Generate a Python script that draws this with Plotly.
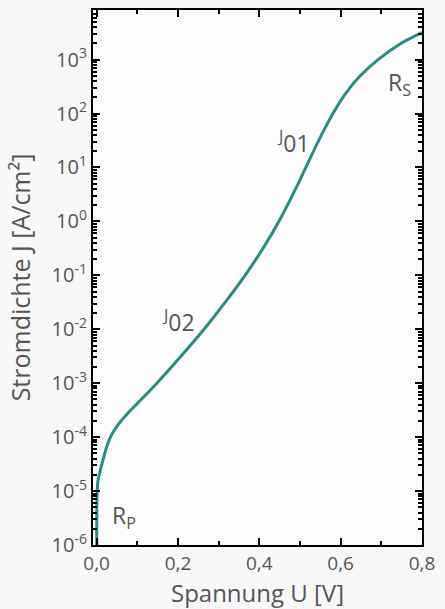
...
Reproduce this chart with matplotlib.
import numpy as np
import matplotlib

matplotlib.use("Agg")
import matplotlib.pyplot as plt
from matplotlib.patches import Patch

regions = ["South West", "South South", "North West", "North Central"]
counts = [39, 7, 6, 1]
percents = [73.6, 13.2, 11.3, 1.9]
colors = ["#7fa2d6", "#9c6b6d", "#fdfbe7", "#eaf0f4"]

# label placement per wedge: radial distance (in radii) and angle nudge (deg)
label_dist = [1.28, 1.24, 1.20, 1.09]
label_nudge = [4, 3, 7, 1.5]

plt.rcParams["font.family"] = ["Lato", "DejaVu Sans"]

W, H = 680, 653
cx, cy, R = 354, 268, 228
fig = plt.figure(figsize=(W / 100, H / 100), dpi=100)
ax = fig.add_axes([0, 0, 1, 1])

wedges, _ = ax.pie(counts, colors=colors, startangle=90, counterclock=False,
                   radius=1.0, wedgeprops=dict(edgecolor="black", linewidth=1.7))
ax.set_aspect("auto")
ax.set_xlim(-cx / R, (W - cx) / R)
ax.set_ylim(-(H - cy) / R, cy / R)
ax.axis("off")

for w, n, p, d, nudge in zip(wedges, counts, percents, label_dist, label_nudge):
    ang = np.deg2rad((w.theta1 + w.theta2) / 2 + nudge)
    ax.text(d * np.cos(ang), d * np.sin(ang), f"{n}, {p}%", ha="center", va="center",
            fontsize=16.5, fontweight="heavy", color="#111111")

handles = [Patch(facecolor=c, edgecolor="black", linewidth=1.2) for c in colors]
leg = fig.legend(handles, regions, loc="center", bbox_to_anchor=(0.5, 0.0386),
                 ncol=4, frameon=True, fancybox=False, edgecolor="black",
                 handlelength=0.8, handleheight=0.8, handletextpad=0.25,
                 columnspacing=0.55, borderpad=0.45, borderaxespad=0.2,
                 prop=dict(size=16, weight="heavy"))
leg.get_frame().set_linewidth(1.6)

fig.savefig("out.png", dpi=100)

Stated exercise: Print, from the entries above, the line with "Reproduce this chart with matplotlib.", the line with "from matplotlib.patches import Patch" and all lines between them, exactly and with nothing else.

Problem solution:
Reproduce this chart with matplotlib.
import numpy as np
import matplotlib

matplotlib.use("Agg")
import matplotlib.pyplot as plt
from matplotlib.patches import Patch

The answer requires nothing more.